Immigration enforcement officers (covered employees):
- Who is affected: Law enforcement officers who perform immigration enforcement tasks (identifying, arresting, detaining, removing people unlawfully present in the U.S.).
- Pay change: Each covered officer would receive a one-time lump-sum payment equal to 25% of their annual basic pay on the first pay period after enactment, and annually thereafter.
- Hazard pay: Officers working in the named metropolitan areas (for example, New York, Los Angeles, Chicago, Washington-Baltimore) or other areas later designated would get an additional 15% of basic pay as a lump-sum annual payment while the area remains designated.

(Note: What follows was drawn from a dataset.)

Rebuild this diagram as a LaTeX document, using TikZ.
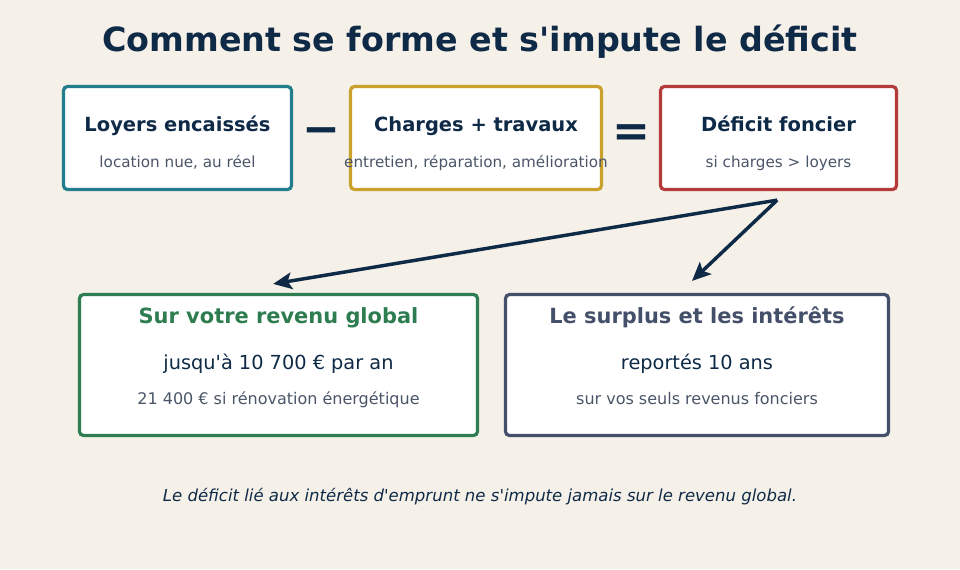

- Payment rules: These supplements are paid on top of other pay and are not counted toward an aggregate pay limit in federal law (the bill specifies they are excluded from the calculation under section 5307 of title 5).
People who send money abroad (remittance senders) and recipients:
- Higher transfer costs: Remittance transfers would carry the existing 1% charge plus a new fixed surcharge when the recipient is in certain countries. That surcharge is $199 for transfers where the recipient is in one of the listed countries (Afghanistan, Burma, Chad, Republic of the Congo, Equatorial Guinea, Eritrea, Haiti, Iran, Libya, Somalia, Sudan, Yemen) and $99 where the recipient is in any country with a visa overstay rate above 2%. Both surcharges apply if both conditions are met.
- Who pays: Money senders would generally face these higher costs; recipients effectively receive less because of higher fees. The new rules apply to transfers made after the bill is enacted.
Money transfer businesses and banks:
- Administrative change: They would need to implement the new surcharge rules, collect the additional fees, and likely update systems and disclosures.